My daughter likes raw vegetables, so she probably wouldn't eat okra even if it wasn't slimy. My husband will eat okra in a gumbo or a stew, but he does not like okra alone. Sometimes when I've fixed a grain dish or pinto beans for the As, I eat okra for dinner. When I do, I get raised eyebrows from the family, because my favorite way to eat okra violates all decent rules for table manners.
I am not a prim "Mabel, Mabel, if you're able, get your elbows off the table" kind of a mom, but I do have certain minimum standards. Some of my son's friends learned that they were not allowed to fully express their creativity with grapes and carrot sticks when they were at my house.
My daughter thinks I might owe those friends apologies because of the way I eat okra. For that reason I usually eat okra by myself at lunch, as I am doing today.

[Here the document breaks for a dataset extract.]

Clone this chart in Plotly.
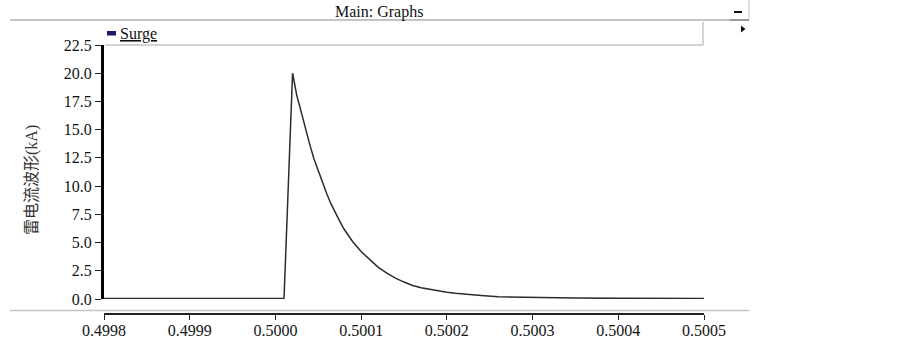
import plotly.graph_objects as go

# ---- data ----
time_s = [0.4998, 0.500010, 0.500011, 0.500012, 0.500013, 0.500014, 0.500015,
          0.500016, 0.500017, 0.500018, 0.500019, 0.500020,
          0.500022, 0.500025, 0.500030, 0.500035, 0.500040, 0.500045,
          0.500050, 0.500055, 0.500060, 0.500065, 0.500070, 0.500075,
          0.500080, 0.500090, 0.500100, 0.500110, 0.500120, 0.500130,
          0.500140, 0.500150, 0.500160, 0.500170, 0.500180, 0.500190,
          0.500200, 0.500210, 0.500220, 0.500240, 0.500260, 0.500300,
          0.500350, 0.500400, 0.500500]
surge_kA = [0.05, 0.05, 2.0, 4.0, 6.0, 8.0, 10.0,
            12.0, 14.0, 16.0, 18.0, 20.0,
            19.2, 18.0, 16.6, 15.1, 13.7, 12.4,
            11.3, 10.2, 9.3, 8.4, 7.6, 6.9,
            6.2, 5.1, 4.2, 3.5, 2.8, 2.3,
            1.85, 1.5, 1.2, 1.0, 0.85, 0.7,
            0.6, 0.5, 0.42, 0.3, 0.2, 0.12,
            0.08, 0.06, 0.05]

x_tickvals = [0.4998, 0.4999, 0.5000, 0.5001, 0.5002, 0.5003, 0.5004, 0.5005]
x_ticktext = ["0.4998", "0.4999", "0.5000", "0.5001", "0.5002", "0.5003", "0.5004", "0.5005"]
y_tickvals = [0.0, 2.5, 5.0, 7.5, 10.0, 12.5, 15.0, 17.5, 20.0, 22.5]
y_ticktext = ["0.0", "2.5", "5.0", "7.5", "10.0", "12.5", "15.0", "17.5", "20.0", "22.5"]

series_name = "Surge"
y_title = "雷电流波形(kA)"
header_title = "Main: Graphs"

W, H = 903, 340
SERIF = "Liberation Serif, Times New Roman, serif"


def px(x):
    return x / W


def py(y):
    return 1 - y / H


fig = go.Figure()
fig.add_trace(go.Scatter(x=time_s, y=surge_kA, mode="lines", name=series_name,
                         line=dict(color="#2b2b2b", width=1.5), showlegend=False,
                         hoverinfo="skip"))

fig.update_layout(
    template="none",
    width=W, height=H, autosize=False,
    margin=dict(l=0, r=0, t=0, b=0, pad=0),
    paper_bgcolor="white", plot_bgcolor="white",
    showlegend=False,
    font=dict(family=SERIF, size=16, color="#111"),
    xaxis=dict(range=[0.4998, 0.5005], domain=[px(104), px(704)],
               anchor="free", position=py(314), automargin=False,
               tickvals=x_tickvals, ticktext=x_ticktext,
               showline=True, linecolor="#222", linewidth=2,
               ticks="outside", ticklen=5, tickcolor="#222", tickwidth=1,
               ticklabelstandoff=-3,
               showgrid=False, zeroline=False,
               tickfont=dict(family=SERIF, size=16, color="#111")),
    yaxis=dict(range=[0, 22.5], domain=[py(299), py(45)], anchor="x", automargin=False,
               tickvals=y_tickvals, ticktext=y_ticktext,
               showline=True, linecolor="black", linewidth=3,
               ticks="outside", ticklen=6, tickcolor="#222", tickwidth=1,
               showgrid=False, zeroline=False,
               tickfont=dict(family=SERIF, size=16, color="#111")),
)

grey = "#c4c4c4"
shapes = [
    # header separator
    dict(type="line", xref="paper", yref="paper", x0=px(10), x1=px(749), y0=py(20), y1=py(20),
         line=dict(color=grey, width=2)),
    dict(type="line", xref="paper", yref="paper", x0=px(749), x1=px(749), y0=py(0), y1=py(20),
         line=dict(color=grey, width=1)),
    # legend box
    dict(type="line", xref="paper", yref="paper", x0=px(105), x1=px(703), y0=py(45), y1=py(45),
         line=dict(color=grey, width=1.5)),
    dict(type="line", xref="paper", yref="paper", x0=px(703), x1=px(703), y0=py(22), y1=py(45),
         line=dict(color=grey, width=1.5)),
    # bottom separator
    dict(type="line", xref="paper", yref="paper", x0=px(10), x1=px(749), y0=py(310.5), y1=py(310.5),
         line=dict(color=grey, width=1.5)),
    # minimize button underline
    dict(type="line", xref="paper", yref="paper", x0=px(730), x1=px(749), y0=py(20), y1=py(20),
         line=dict(color="#9a9a9a", width=2)),
    # minimize dash
    dict(type="line", xref="paper", yref="paper", x0=px(734), x1=px(742), y0=py(12), y1=py(12),
         line=dict(color="#111", width=2)),
    # legend swatch
    dict(type="rect", xref="paper", yref="paper", x0=px(107), x1=px(116), y0=py(35.5), y1=py(31),
         fillcolor="#1a1a6e", line=dict(width=0)),
    # small triangle
    dict(type="path", xref="paper", yref="paper",
         path=f"M {px(741)} {py(25.5)} L {px(745.5)} {py(29)} L {px(741)} {py(32.5)} Z",
         fillcolor="#111", line=dict(width=0)),
]
fig.update_layout(shapes=shapes)

annotations = [
    dict(text=header_title, xref="paper", yref="paper", x=px(379), y=py(12),
         xanchor="center", yanchor="middle", showarrow=False,
         font=dict(family=SERIF, size=16, color="#111")),
    dict(text=f"<u>{series_name}</u>", xref="paper", yref="paper", x=px(118), y=py(34),
         xanchor="left", yanchor="middle", showarrow=False,
         font=dict(family=SERIF, size=16, color="#111")),
    dict(text=y_title, xref="paper", yref="paper", x=px(32), y=py(180),
         xanchor="center", yanchor="middle", showarrow=False, textangle=-90,
         font=dict(family="Liberation Serif, Noto Sans CJK SC, serif", size=16, color="#333")),
]
fig.update_layout(annotations=annotations)

fig.write_html("out.html",
               config={"displayModeBar": False, "staticPlot": True},
               post_script="document.body.style.margin='0';document.body.style.overflow='hidden';")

I melt butter in the bottom of a sauce pan. If I am cooking fresh okra, I add a tiny bit of water. If I am cooking frozen okra, I add no water at all. I always cook whole okra, never sliced or chopped.
I have some miniature baking dishes, the kind you could use to serve a dip or to bake custard. I put olive oil and salt in one of the dishes. I pick the okra up by the stem end, dip it in the olive oil, and bite it off of the stem. I think it is delicious hot or cold.
I suppose for dinner I could cut the okra into bite size pieces and dip it in the olive oil with a fork, but I like okra as a finger food.